En el país más rico del mundo, la falta de vivienda para millones de personas no es un problema técnico, sino un fallo de diseño. Es resultado de decisiones económicas, inacción política y un fracaso sistémico en reconocer la vivienda como un derecho humano fundamental. La falta de vivienda, en su escala y persistencia actuales, no es solo una falla moral, sino una contradicción económica que socava la lógica misma de una sociedad moderna y funcional.
Digamos lo que debería ser obvio: en una economía que genera billones de dólares a partir de crédito, derivados y riqueza especulativa, la idea de que "no podemos permitirnos" alojar a nuestra gente no se sostiene. Creamos multimillonarios de un plumazo, pero afirmamos que no hay fondos suficientes para construir viviendas pequeñas y dignas. No se trata de recursos, sino de prioridades.
La crisis de vivienda en Estados Unidos existe porque la permitimos. Hemos aceptado un modelo donde la vivienda se asigna según los resultados del mercado, no las necesidades humanas. Tratamos la propiedad como un activo especulativo en lugar de como un fundamento social. Y así, las casas permanecen vacías mientras la gente duerme en las aceras. Barrios enteros son pagados por empresas de inversión y quedan infrautilizados, lo que aumenta los precios y reduce el acceso.
Mientras tanto, la propia mecánica de nuestro sistema financiero revela una cruda ironía: el dólar estadounidense no está respaldado por el oro ni el petróleo, sino por la confianza y las políticas. Es una moneda fiduciaria. Esto significa que tenemos la capacidad de crear dinero para financiar prioridades. Lo hacemos a menudo: para guerras, rescates financieros, exenciones fiscales. Pero rara vez, o nunca, utilizamos este poder para albergar a quienes carecen de vivienda. De hecho, la Reserva Federal ha inyectado billones de dólares en los mercados financieros en los últimos años, pero aún así seguimos considerando la vivienda asequible una carga presupuestaria en lugar de un acelerador económico.

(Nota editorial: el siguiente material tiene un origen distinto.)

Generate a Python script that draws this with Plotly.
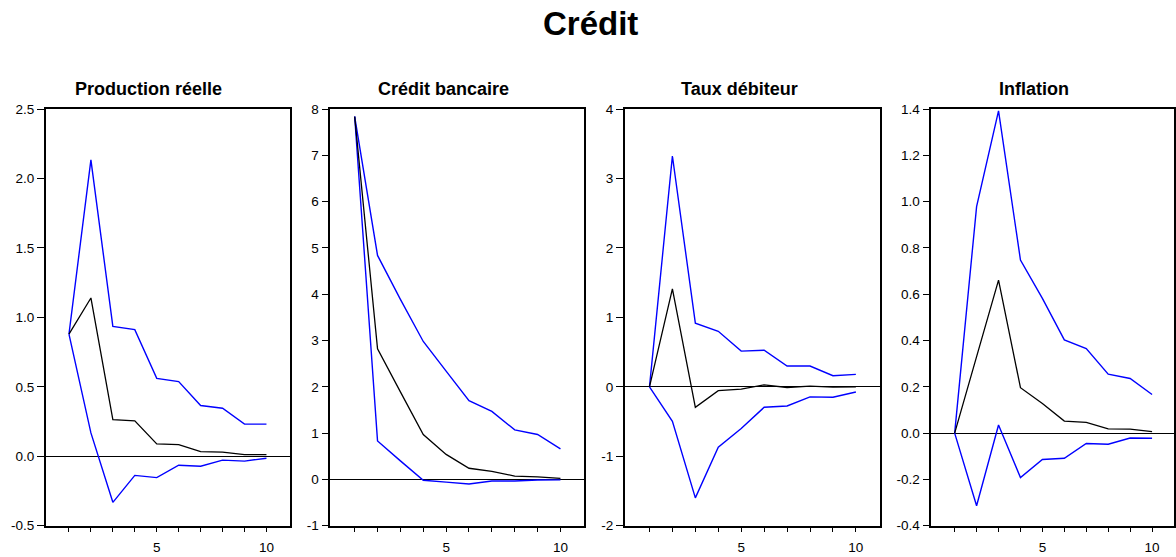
import plotly.graph_objects as go

W, H = 1176, 557

periods = list(range(1, 11))
panel_titles = ["Production réelle", "Crédit bancaire", "Taux débiteur", "Inflation"]
main_title = "Crédit"

# Production réelle
prod_resp = [0.88, 1.14, 0.264, 0.255, 0.089, 0.084, 0.033, 0.030, 0.012, 0.012]
prod_up = [0.88, 2.135, 0.935, 0.912, 0.561, 0.538, 0.365, 0.346, 0.231, 0.231]
prod_lo = [0.88, 0.168, -0.332, -0.138, -0.154, -0.065, -0.072, -0.028, -0.035, -0.014]

# Crédit bancaire
cred_resp = [7.84, 2.82, 1.89, 0.97, 0.54, 0.24, 0.175, 0.07, 0.056, 0.02]
cred_up = [7.84, 4.84, 3.89, 2.98, 2.34, 1.70, 1.47, 1.07, 0.97, 0.66]
cred_lo = [7.84, 0.83, 0.40, -0.02, -0.06, -0.10, -0.035, -0.035, -0.015, -0.01]

# Taux débiteur
taux_resp = [0.0, 1.41, -0.295, -0.056, -0.033, 0.028, -0.01, 0.01, -0.005, 0.0]
taux_up = [0.0, 3.325, 0.917, 0.80, 0.514, 0.528, 0.30, 0.30, 0.16, 0.18]
taux_lo = [0.0, -0.496, -1.60, -0.87, -0.60, -0.295, -0.276, -0.145, -0.15, -0.075]

# Inflation
infl_resp = [0.0, 0.33, 0.661, 0.196, 0.128, 0.052, 0.046, 0.018, 0.017, 0.006]
infl_up = [0.0, 0.979, 1.393, 0.748, 0.582, 0.403, 0.365, 0.255, 0.236, 0.167]
infl_lo = [0.0, -0.314, 0.035, -0.192, -0.114, -0.109, -0.045, -0.048, -0.021, -0.022]

x_tickvals = periods
x_ticktext = ["", "", "", "", "5", "", "", "", "", "10"]

y_tickvals = [
    [-0.5, 0.0, 0.5, 1.0, 1.5, 2.0, 2.5],
    [-1, 0, 1, 2, 3, 4, 5, 6, 7, 8],
    [-2, -1, 0, 1, 2, 3, 4],
    [-0.4, -0.2, 0.0, 0.2, 0.4, 0.6, 0.8, 1.0, 1.2, 1.4],
]
y_ticktext = [
    ["-0.5", "0.0", "0.5", "1.0", "1.5", "2.0", "2.5"],
    ["-1", "0", "1", "2", "3", "4", "5", "6", "7", "8"],
    ["-2", "-1", "0", "1", "2", "3", "4"],
    ["-0.4", "-0.2", "0.0", "0.2", "0.4", "0.6", "0.8", "1.0", "1.2", "1.4"],
]

panels = [
    (prod_resp, prod_up, prod_lo),
    (cred_resp, cred_up, cred_lo),
    (taux_resp, taux_up, taux_lo),
    (infl_resp, infl_up, infl_lo),
]

# layout geometry (pixels)
x_domains_px = [(46, 290), (331, 585), (626, 881), (933, 1176)]
x_ranges = [[-0.05, 11.05], [-0.06, 11.03], [-0.07, 11.03], [-0.06, 11.0]]
y_top_px, y_bot_px = 105, 533
title_centers_px = [149, 444.5, 741, 1035.5]

fig = go.Figure()

font_family = "Liberation Sans, Arial, sans-serif"

layout = dict(
    width=W, height=H,
    margin=dict(l=0, r=0, t=0, b=0),
    paper_bgcolor="white", plot_bgcolor="white",
    showlegend=False,
    font=dict(family=font_family, color="black"),
)

annotations = []
for i, (resp, up, lo) in enumerate(panels):
    n = i + 1
    xa = "x" if n == 1 else f"x{n}"
    ya = "y" if n == 1 else f"y{n}"
    for series, color, w in ((up, "#0000FF", 1.4), (lo, "#0000FF", 1.4), (resp, "black", 1.3)):
        fig.add_trace(go.Scatter(x=periods, y=series, mode="lines",
                                 line=dict(color=color, width=w),
                                 xaxis=xa, yaxis=ya, hoverinfo="skip"))
    x0, x1 = x_domains_px[i]
    xkey = "xaxis" if n == 1 else f"xaxis{n}"
    ykey = "yaxis" if n == 1 else f"yaxis{n}"
    layout[xkey] = dict(
        domain=[x0 / W, min(x1 / W, 1.0)], range=x_ranges[i], anchor=ya,
        tickmode="array", tickvals=x_tickvals, ticktext=x_ticktext,
        ticks="outside", ticklen=5, tickwidth=1.3, tickcolor="black",
        ticklabelstandoff=3,
        showline=True, linecolor="black", linewidth=1.7, mirror=True,
        showgrid=False, zeroline=False,
        tickfont=dict(size=13.5, color="black", family=font_family),
        fixedrange=True,
    )
    yr = y_tickvals[i]
    layout[ykey] = dict(
        domain=[1 - y_bot_px / H, 1 - y_top_px / H], range=[yr[0], yr[-1]], anchor=xa,
        tickmode="array", tickvals=y_tickvals[i], ticktext=y_ticktext[i],
        ticks="outside", ticklen=7, tickwidth=1.3, tickcolor="black",
        showline=True, linecolor="black", linewidth=1.7, mirror=True,
        showgrid=False, zeroline=True, zerolinecolor="black", zerolinewidth=1.3,
        tickfont=dict(size=13.5, color="black", family=font_family),
        fixedrange=True,
    )
    annotations.append(dict(
        text=f"<b>{panel_titles[i]}</b>", x=title_centers_px[i] / W, y=1 - 84 / H,
        xref="paper", yref="paper", xanchor="center", yanchor="middle",
        showarrow=False, font=dict(size=18, color="black", family=font_family),
    ))

annotations.append(dict(
    text=f"<b>{main_title}</b>", x=592 / W, y=1 - 17 / H,
    xref="paper", yref="paper", xanchor="center", yanchor="middle",
    showarrow=False, font=dict(size=33, color="black", family=font_family),
))
layout["annotations"] = annotations

fig.update_layout(**layout)

fig.write_html("out.html", config={"displayModeBar": False},
               post_script="document.body.style.margin='0';")
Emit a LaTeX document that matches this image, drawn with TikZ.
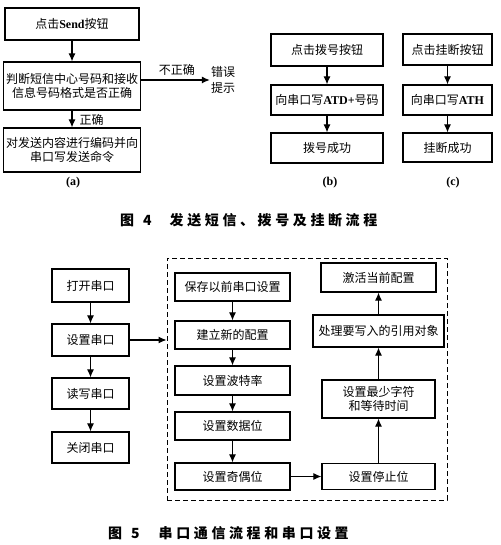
\documentclass[tikz,border=0pt]{standalone}
\usepackage{fontspec}
\setmainfont{Noto Sans CJK SC}
\newfontfamily\lat{Liberation Serif}
\usetikzlibrary{arrows.meta}
\newcommand\gp{\hspace{3.6pt}}
\begin{document}
\begin{tikzpicture}[x=1pt,y=-1pt,
  bx/.style={draw, line width=1.2pt, inner sep=1pt, align=center, font=\fontsize{12}{14}\selectfont},
  arr/.style={line width=1.1pt, -{Latex[length=8pt,width=7pt]}},
  lbl/.style={font=\fontsize{12}{14}\selectfont, inner sep=1pt},
  sub/.style={font=\lat\bfseries\fontsize{12}{14}\selectfont, inner sep=1pt},
  figcap/.style={font=\bfseries\fontsize{14}{16}\selectfont, inner sep=0pt, anchor=west}]
\useasboundingbox (0,0) rectangle (500,545);
% ---------- Figure 4 (a)
\node[bx, minimum width=134pt, minimum height=32pt] (a1) at (72,24) {点击{\lat\bfseries Send}按钮};
\node[bx, minimum width=137pt, minimum height=48pt] (a2) at (72,86) {判断短信中心号码和接收\\信息号码格式是否正确};
\node[bx, minimum width=137pt, minimum height=44pt] (a3) at (72,150) {对发送内容进行编码并向\\串口写发送命令};
\node[lbl, align=center, font=\fontsize{12}{16}\selectfont] (err) at (223,80) {错误\\提示};
\draw[arr] (a1) -- (a2);
\draw[arr] (a2) -- node[lbl, right=6pt, pos=0.55] {正确} (a3);
\draw[arr] (a2.east |- err.west) -- node[lbl, above=3pt, pos=0.52] {不正确} (err.west);
\node[sub] (la) at (73,183) {(a)};
% ---------- (b)
\node[bx, minimum width=112pt, minimum height=32pt] (b1) at (327,50) {点击拨号按钮};
\node[bx, minimum width=112pt, minimum height=30pt] (b2) at (327,100) {向串口写{\lat\bfseries ATD+}号码};
\node[bx, minimum width=112pt, minimum height=30pt] (b3) at (327,148) {拨号成功};
\draw[arr] (b1) -- (b2);
\draw[arr] (b2) -- (b3);
\node[sub] (lb) at (330,183) {(b)};
% ---------- (c)
\node[bx, minimum width=89pt, minimum height=31pt] (c1) at (447.5,49.5) {点击挂断按钮};
\node[bx, minimum width=89pt, minimum height=30pt] (c2) at (447.5,100) {向串口写{\lat\bfseries ATH}};
\node[bx, minimum width=89pt, minimum height=29pt] (c3) at (447.5,147.5) {挂断成功};
\draw[arr] (c1) -- (c2);
\draw[arr] (c2) -- (c3);
\node[sub] (lc) at (453,183) {(c)};
% caption 4
\node[figcap] (cap4) at (120,220) {图\hspace{9pt}4\hspace{18pt}发\gp 送\gp 短\gp 信\gp 、\gp 拨\gp 号\gp 及\gp 挂\gp 断\gp 流\gp 程};
% ---------- Figure 5
\node[bx, minimum width=77pt, minimum height=33pt] (s1) at (90.5,285.5) {打开串口};
\node[bx, minimum width=77pt, minimum height=32pt] (s2) at (90.5,340) {设置串口};
\node[bx, minimum width=77pt, minimum height=31pt] (s3) at (90.5,393.5) {读写串口};
\node[bx, minimum width=77pt, minimum height=31pt] (s4) at (90.5,447.5) {关闭串口};
\draw[arr] (s1) -- (s2);
\draw[arr] (s2) -- (s3);
\draw[arr] (s3) -- (s4);
\node[draw, line width=1pt, dash pattern=on 5pt off 3pt, minimum width=280pt, minimum height=242pt, inner sep=0pt] (dash) at (307,379) {};
\draw[arr] (s2.east) -- (s2.east -| dash.west);
\node[bx, minimum width=115pt, minimum height=28pt] (L1) at (232.5,287) {保存以前串口设置};
\node[bx, minimum width=115pt, minimum height=28pt] (L2) at (232.5,335) {建立新的配置};
\node[bx, minimum width=115pt, minimum height=29pt] (L3) at (232.5,380.5) {设置波特率};
\node[bx, minimum width=115pt, minimum height=28pt] (L4) at (232.5,426) {设置数据位};
\node[bx, minimum width=115pt, minimum height=27pt] (L5) at (232.5,476.5) {设置奇偶位};
\node[bx, minimum width=113pt, minimum height=26pt] (R4) at (378.5,476.5) {设置停止位};
\node[bx, minimum width=113pt, minimum height=38pt] (R3) at (378.5,399) {设置最少字符\\和等待时间};
\node[bx, minimum width=131pt, minimum height=32pt] (R2) at (378.5,331) {处理要写入的引用对象};
\node[bx, minimum width=115pt, minimum height=29pt] (R1) at (378.5,277.5) {激活当前配置};
\draw[arr] (L1) -- (L2);
\draw[arr] (L2) -- (L3);
\draw[arr] (L3) -- (L4);
\draw[arr] (L4) -- (L5);
\draw[arr] (L5) -- (R4);
\draw[arr] (R4) -- (R3);
\draw[arr] (R3) -- (R2);
\draw[arr] (R2) -- (R1);
% caption 5
\node[figcap] (cap5) at (108,533) {图\hspace{9pt}5\hspace{19pt}串\gp 口\gp 通\gp 信\gp 流\gp 程\gp 和\gp 串\gp 口\gp 设\gp 置};
\end{tikzpicture}
\end{document}
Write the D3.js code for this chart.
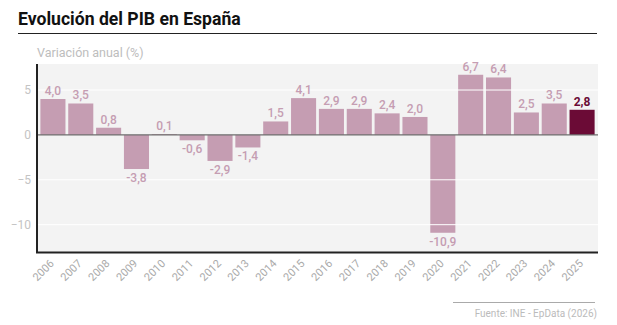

¿Y qué hay de los refugios? Son temporales, están sobrecargados y, a menudo, sujetos a normas estrictas que privan a las personas de autonomía. Ofrecen un alivio momentáneo, pero no soluciones. Pedimos a la gente que reconstruya sus vidas bajo toques de queda, bajo vigilancia, bajo techos que desaparecen por la mañana. No es estabilidad, es una puerta giratoria.
Para comprender el presente, también debemos confrontar el pasado. Estados Unidos tiene una larga historia de brindar refugio a quienes consideraba útiles; a los africanos esclavizados se les proporcionaba alojamiento, no por compasión, sino para mantener su productividad. Cuando terminó la esclavitud, esa mínima estabilidad desapareció. Sin reparaciones. Sin tierras. Sin transferencia de riqueza. Solo libertad sin un fundamento. Ese legado no ha quedado atrás. Está arraigado en las disparidades que vemos hoy: en riqueza, en vivienda, en acceso.
No podemos hablar de economía sin hablar de exclusión. El crecimiento económico sin una distribución equitativa conduce precisamente a lo que vemos ahora: mercados bursátiles en máximos históricos junto con una tasa de indigencia sin precedentes. Las personas encarceladas reciben alojamiento y comidas porque el Estado lo considera necesario. Pero ¿a una persona que no ha cometido ningún delito y simplemente ha quedado al margen? Se le ofrecen condiciones mucho peores que la prisión. Esto no es solo irónico, sino un fracaso político en su nivel más fundamental.
Es hora de dejar de ver la vivienda como una recompensa por participar en el mercado y empezar a verla como un prerrequisito para la participación económica. Cuando las personas tienen una vivienda estable, pueden cuidar su salud, encontrar trabajo y contribuir a sus comunidades. La vivienda es la base de la movilidad económica.
Necesitamos un enfoque nacional que trate la vivienda como tratamos las carreteras y las escuelas públicas: como infraestructura. No como lujo. No como asistencia social. Infraestructura.
No se trata solo de economía, sino de integridad económica. Si nuestra economía puede sostener megamansiones y rascacielos especulativos, puede apoyar la construcción de viviendas asequibles y modestas con baños, cocinas y puertas con cerradura. Viviendas que restablezcan no solo la seguridad, sino también la dignidad.
Al final, la pregunta no es si podemos permitirnos solucionar el problema de las personas sin hogar. La pregunta es si podemos permitirnos no hacerlo. Cuanto más nos demoremos, más perderemos no solo en dinero, sino también en vidas, en potencial y en confianza.
Una economía que deja a millones de personas sin hogar no es eficiente. No es ética. Y no es sostenible. Es hora de reconstruir desde cero, empezando por un lugar al que llamar hogar.